GIVEN REQUEST. Without the images, write out the whole listing exactly.

GIVEN INFORMATION.
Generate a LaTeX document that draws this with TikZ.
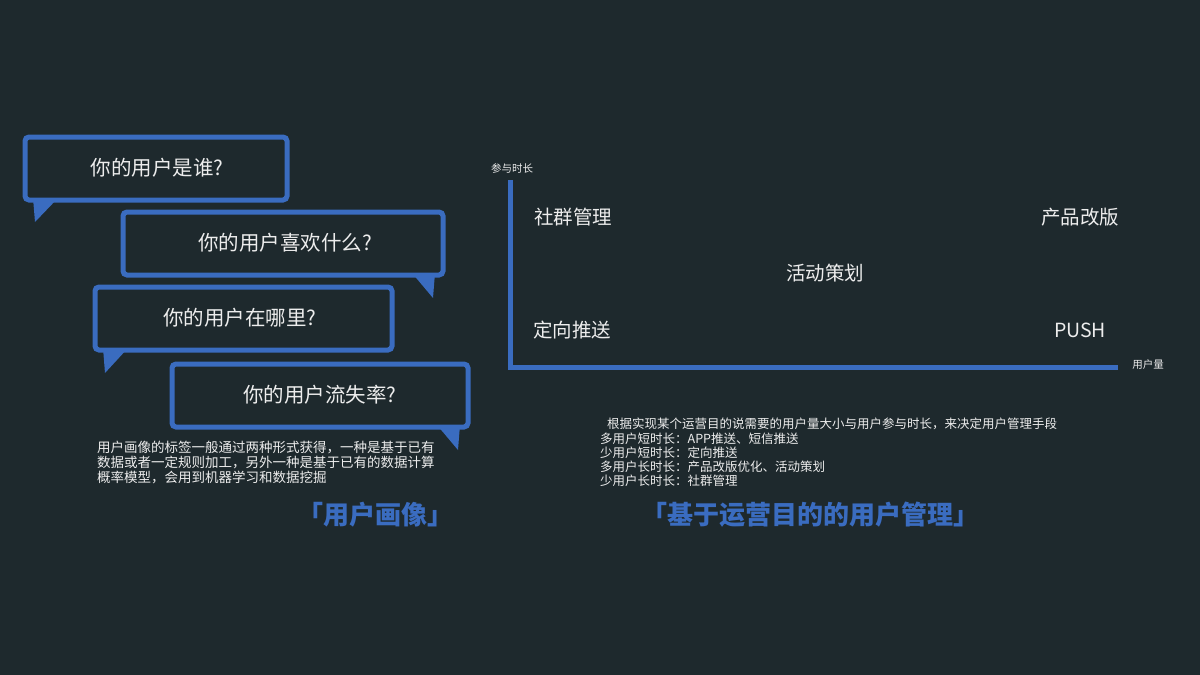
\documentclass[tikz,border=0pt]{standalone}
\usepackage{fontspec}
\setmainfont{Noto Sans CJK SC}
\definecolor{bg}{HTML}{1E292D}
\definecolor{bl}{HTML}{3A6CC0}
\definecolor{tx}{HTML}{EDEDED}
\begin{document}
\begin{tikzpicture}[x=1pt,y=-1pt,
  bub/.style={draw=bl,line width=5pt,rounded corners=4pt},
  tl/.style={fill=bl},
  q/.style={text=tx,font=\fontsize{20.5}{22}\selectfont},
  lab/.style={text=tx,font=\fontsize{19.5}{21}\selectfont},
  sm/.style={text=tx,font=\fontsize{13.5}{15}\selectfont,align=left,anchor=north west,inner sep=0pt},
  ttl/.style={text=bl,font=\fontsize{26}{28}\selectfont\bfseries}]
\fill[bg] (0,0) rectangle (1200,675);
\useasboundingbox (0,0) rectangle (1200,675);
% bubbles
\fill[tl] (33,198)--(35,222)--(58,198)--cycle;
\draw[bub] (25,137) rectangle (287,200);
\node[q] (q1) at (157,168) {你的用户是谁?};
\fill[tl] (412,273)--(433,298)--(435,273)--cycle;
\draw[bub] (123,212) rectangle (443,275);
\node[q] (q2) at (285,243) {你的用户喜欢什么?};
\fill[tl] (103,348)--(105,373)--(128,348)--cycle;
\draw[bub] (95,287) rectangle (392,350);
\node[q] (q3) at (240,318) {你的用户在哪里?};
\fill[tl] (437,425)--(458,450)--(460,425)--cycle;
\draw[bub] (172,364) rectangle (468,427);
\node[q] (q4) at (320,395) {你的用户流失率?};
\node[sm] (p1) at (97,441) {用户画像的标签一般通过两种形式获得，一种是基于已有\\数据或者一定规则加工，另外一种是基于已有的数据计算\\概率模型，会用到机器学习和数据挖掘};
\node[ttl] (t1) at (375,515) {「用户画像」};
% axes
\coordinate (top) at (510,180);
\coordinate (org) at (510,367);
\coordinate (rt) at (1118,367);
\draw[bl,line width=5pt] (top)--(org)--(rt);
\node[text=tx,font=\fontsize{10.5}{12}\selectfont] (ya) at (512,168) {参与时长};
\node[text=tx,font=\fontsize{10.5}{12}\selectfont] (xa) at (1148,365) {用户量};
\node[lab] (a1) at (573,217) {社群管理};
\node[lab] (a2) at (1080,217) {产品改版};
\node[lab] (a3) at (825,273) {活动策划};
\node[lab] (a4) at (572,330) {定向推送};
\node[lab] (a5) at (1080,330) {PUSH};
\node[sm,font=\fontsize{12.5}{14}\selectfont] (p2) at (607,418) {根据实现某个运营目的说需要的用户量大小与用户参与时长，来决定用户管理手段};
\node[sm,font=\fontsize{12.5}{14}\selectfont] (p3) at (600,433) {多用户短时长：APP推送、短信推送\\少用户短时长：定向推送\\多用户长时长：产品改版优化、活动策划\\少用户长时长：社群管理};
\node[ttl] (t2) at (810,515) {「基于运营目的的用户管理」};
\end{tikzpicture}
\end{document}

RESULT.
Generate a LaTeX document that draws this with TikZ.
\documentclass[tikz,border=0pt]{standalone}
\usepackage{fontspec}
\setmainfont{Noto Sans CJK SC}
\definecolor{bg}{HTML}{1E292D}
\definecolor{bl}{HTML}{3A6CC0}
\definecolor{tx}{HTML}{EDEDED}
\begin{document}
\begin{tikzpicture}[x=1pt,y=-1pt,
  bub/.style={draw=bl,line width=5pt,rounded corners=4pt},
  tl/.style={fill=bl},
  q/.style={text=tx,font=\fontsize{20.5}{22}\selectfont},
  lab/.style={text=tx,font=\fontsize{19.5}{21}\selectfont},
  sm/.style={text=tx,font=\fontsize{13.5}{15}\selectfont,align=left,anchor=north west,inner sep=0pt},
  ttl/.style={text=bl,font=\fontsize{26}{28}\selectfont\bfseries}]
\fill[bg] (0,0) rectangle (1200,675);
\useasboundingbox (0,0) rectangle (1200,675);
% bubbles
\fill[tl] (33,198)--(35,222)--(58,198)--cycle;
\draw[bub] (25,137) rectangle (287,200);
\node[q] (q1) at (157,168) {你的用户是谁?};
\fill[tl] (412,273)--(433,298)--(435,273)--cycle;
\draw[bub] (123,212) rectangle (443,275);
\node[q] (q2) at (285,243) {你的用户喜欢什么?};
\fill[tl] (103,348)--(105,373)--(128,348)--cycle;
\draw[bub] (95,287) rectangle (392,350);
\node[q] (q3) at (240,318) {你的用户在哪里?};
\fill[tl] (437,425)--(458,450)--(460,425)--cycle;
\draw[bub] (172,364) rectangle (468,427);
\node[q] (q4) at (320,395) {你的用户流失率?};
\node[sm] (p1) at (97,441) {用户画像的标签一般通过两种形式获得，一种是基于已有\\数据或者一定规则加工，另外一种是基于已有的数据计算\\概率模型，会用到机器学习和数据挖掘};
\node[ttl] (t1) at (375,515) {「用户画像」};
% axes
\coordinate (top) at (510,180);
\coordinate (org) at (510,367);
\coordinate (rt) at (1118,367);
\draw[bl,line width=5pt] (top)--(org)--(rt);
\node[text=tx,font=\fontsize{10.5}{12}\selectfont] (ya) at (512,168) {参与时长};
\node[text=tx,font=\fontsize{10.5}{12}\selectfont] (xa) at (1148,365) {用户量};
\node[lab] (a1) at (573,217) {社群管理};
\node[lab] (a2) at (1080,217) {产品改版};
\node[lab] (a3) at (825,273) {活动策划};
\node[lab] (a4) at (572,330) {定向推送};
\node[lab] (a5) at (1080,330) {PUSH};
\node[sm,font=\fontsize{12.5}{14}\selectfont] (p2) at (607,418) {根据实现某个运营目的说需要的用户量大小与用户参与时长，来决定用户管理手段};
\node[sm,font=\fontsize{12.5}{14}\selectfont] (p3) at (600,433) {多用户短时长：APP推送、短信推送\\少用户短时长：定向推送\\多用户长时长：产品改版优化、活动策划\\少用户长时长：社群管理};
\node[ttl] (t2) at (810,515) {「基于运营目的的用户管理」};
\end{tikzpicture}
\end{document}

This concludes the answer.